NEGÓCIOS – Quando a Boeing começa a entregar os novos aviões?
Shanahan – No final de 2009, por volta de setembro. Vamos entregá-los depois de as aeronaves serem certificadas. O programa de certificação requer que a gente use seis aviões para testes de vôo. Esses vôos devem começar no final de 2008.

NEGÓCIOS – A Boeing perderam clientes devido ao atraso do projeto?
Shanahan – Felizmente ainda não. Não tivemos grandes cancelamentos. Estamos trabalhando em nossas falhas, tentando coordenar nosso ritmo de trabalho para evitar quaisquer efeitos colaterais.

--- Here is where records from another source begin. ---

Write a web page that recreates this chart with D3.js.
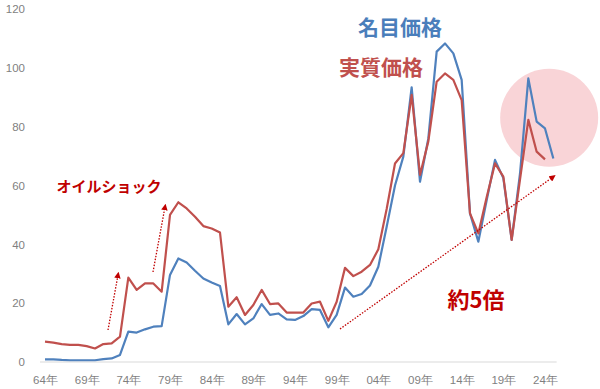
<!DOCTYPE html>
<html>
<head>
<meta charset="utf-8">
<script src="https://cdn.jsdelivr.net/npm/d3@7"></script>
<style>
  body { margin: 0; background: #fff; }
  svg { display: block; font-family: "Noto Sans", "Noto Sans CJK JP", sans-serif; }
  .tick text { fill: #7f7f7f; font-size: 11.5px; }
</style>
</head>
<body>
<svg id="chart" width="600" height="389"></svg>
<script>
// years 1964..2025
const years = d3.range(1964, 2026);

// 名目価格 (nominal)
const nominal = [
    0.9, 0.9, 0.7, 0.6, 0.6, 0.6, 0.6, 1.0, 1.2, 2.4,
    10.3, 10.0, 11.1, 12.0, 12.2, 29.6, 35.2, 33.8, 31.0, 28.4,
    27.0, 25.8, 12.8, 16.3, 12.8, 14.8, 19.7, 16.0, 16.5, 14.5,
    14.3, 15.6, 18.0, 17.7, 11.8, 16.0, 25.3, 22.2, 23.1, 26.0,
    32.4, 46.0, 60.0, 69.8, 93.4, 61.3, 76.0, 105.5, 108.3, 104.9,
    95.9, 50.5, 40.9, 55.0, 68.7, 62.5, 41.5, 64.0, 96.4, 81.7,
    79.4, 69.2
];

// 実質価格 (real), no value for 2025
const real = [
    6.9, 6.6, 6.1, 5.8, 5.8, 5.4, 4.6, 6.1, 6.3, 8.6,
    28.7, 24.5, 26.7, 26.7, 23.9, 50.0, 54.3, 52.2, 49.4, 46.2,
    45.4, 44.0, 18.8, 22.0, 16.0, 19.4, 24.5, 19.7, 19.9, 16.8,
    16.8, 16.8, 19.9, 20.5, 14.0, 20.5, 32.0, 29.2, 30.7, 33.0,
    38.3, 52.0, 67.5, 71.0, 90.8, 63.6, 75.0, 95.3, 98.1, 95.9,
    89.0, 50.5, 43.7, 56.0, 67.5, 63.0, 41.5, 62.0, 82.3, 71.5,
    68.9, null
];

const xTicks = d3.range(1964, 2025, 5);
const yTicks = [0, 20, 40, 60, 80, 100, 120];

const svg = d3.select('#chart');

const x = d3.scaleLinear().domain([1964, 2024]).range([45, 545]);
const y = d3.scaleLinear().domain([0, 120]).range([362, 9]);

// highlight circle (behind lines)
svg.append('circle')
    .attr('cx', x(2024.5))
    .attr('cy', y(83))
    .attr('r', 49)
    .style('fill', '#f9d4d7');

// y axis labels only
const yAxis = svg.append('g')
    .attr('transform', 'translate(27,0)')
    .call(d3.axisLeft(y).tickValues(yTicks).tickSize(0).tickPadding(2));
yAxis.select('.domain').remove();

// x axis
const xAxis = svg.append('g')
    .attr('transform', `translate(0,${y(0)})`)
    .call(d3.axisBottom(x)
        .tickValues(xTicks)
        .tickSize(0)
        .tickPadding(14)
        .tickFormat(d => String(d % 100).padStart(2, '0') + '年'));
xAxis.select('.domain').remove();

svg.append('line')
    .attr('x1', x(1963.4)).attr('x2', x(2025.4))
    .attr('y1', y(0)).attr('y2', y(0))
    .style('stroke', '#d9d9d9')
    .style('stroke-width', 1);

const line = d3.line()
    .defined(d => d[1] !== null)
    .x(d => x(d[0]))
    .y(d => y(d[1]));

svg.append('path')
    .datum(years.map((yr, i) => [yr, nominal[i]]))
    .attr('d', line)
    .style('fill', 'none')
    .style('stroke', '#4f81bd')
    .style('stroke-width', 2.2)
    .style('stroke-linejoin', 'round');

svg.append('path')
    .datum(years.map((yr, i) => [yr, real[i]]))
    .attr('d', line)
    .style('fill', 'none')
    .style('stroke', '#c0504d')
    .style('stroke-width', 2.2)
    .style('stroke-linejoin', 'round');

// arrows
svg.append('defs')
    .append('marker')
    .attr('id', 'arrow')
    .attr('viewBox', '0 0 10 10')
    .attr('refX', 5)
    .attr('refY', 5)
    .attr('markerWidth', 5)
    .attr('markerHeight', 5)
    .attr('orient', 'auto')
    .append('path')
    .attr('d', 'M0,0 L10,5 L0,10 Z')
    .style('fill', '#c00000');

const arrows = [
    [[108, 330], [118, 275]],
    [[153, 272], [165, 207]],
    [[340, 329], [553, 177]]
];

svg.selectAll('line.arrow')
    .data(arrows)
    .enter()
    .append('line')
    .classed('arrow', true)
    .attr('x1', d => d[0][0]).attr('y1', d => d[0][1])
    .attr('x2', d => d[1][0]).attr('y2', d => d[1][1])
    .style('stroke', '#c00000')
    .style('stroke-width', 1.3)
    .style('stroke-dasharray', '1.5,1.5')
    .attr('marker-end', 'url(#arrow)');

// annotations
const notes = [
    {text: '名目価格', x: 400, y: 35, size: 21, color: '#4a7ebb'},
    {text: '実質価格', x: 381, y: 75, size: 21, color: '#c0504d'},
    {text: 'オイルショック', x: 109, y: 192, size: 15, color: '#c00000'},
    {text: '約5倍', x: 476, y: 308, size: 22, color: '#c00000'}
];

svg.selectAll('text.note')
    .data(notes)
    .enter()
    .append('text')
    .classed('note', true)
    .attr('x', d => d.x)
    .attr('y', d => d.y)
    .attr('text-anchor', 'middle')
    .style('font-family', '"Noto Sans CJK JP", sans-serif')
    .style('font-weight', 'bold')
    .style('font-size', d => d.size + 'px')
    .style('fill', d => d.color)
    .text(d => d.text);
</script>
</body>
</html>
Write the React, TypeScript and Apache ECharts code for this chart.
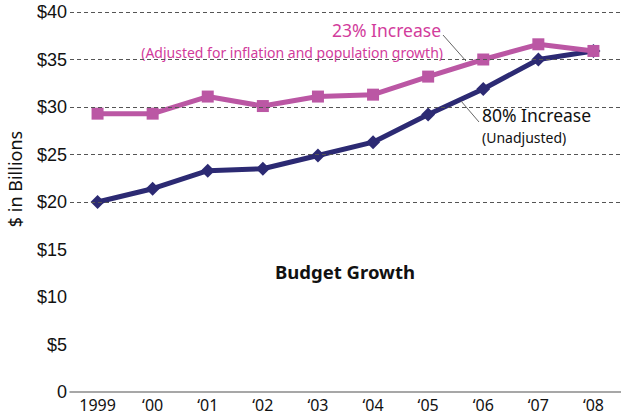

NEGÓCIOS – As ações da Boeing caíram bastante no final de 2007. Você diria que isso foi um reflexo do atraso do projeto?
Shanahan – Certamente a performance do 787 foi um fator. Mas há outros problemas: crise nas companhias aéreas, de um modo geral, a situação da economia. Mas claramente a performance desse programa teve efeito no preço das ações. E esse é o meu trabalho, voltar ao plano que prometemos a nossos shareholders.

NEGÓCIOS – Quanto o sr. acha que a empresa vai crescer com a finalização do programa?
Shanahan – Não posso dizer. Mas posso afirmar uma coisa: não importa quanto a empresa crescer, meu chefe vai dizer que não foi o suficiente [risos].

NEGÓCIOS – A Boeing recentemente recuperou a liderança no mercado, depois de ter ficado para trás. Qual foi a razão para a empresa ter perdido a liderança há alguns anos?
Shanahan – Realmente não sei. Mas recuperar valor no mercado é o que nos motiva a desenvolver novos produtos. Isso é o que o 787 representa. Não é algo similar ao que já fizemos no passado, mas um passo corajoso à frente, com novas tecnologias, novos materiais, novo sistema de produção… Isso tudo ajuda a recuperar valor de mercado, a diversidade de clientes. A liderança da empresa agora está disposta a dar esses passos. Temos desafios e se conseguirmos vencê-los, teremos muitos aviões a construir.

NEGÓCIOS – O sr. diria que o 787 é a maior aposta da empresa para retomar a liderança?
Shanahan – No momento é a maior aposta.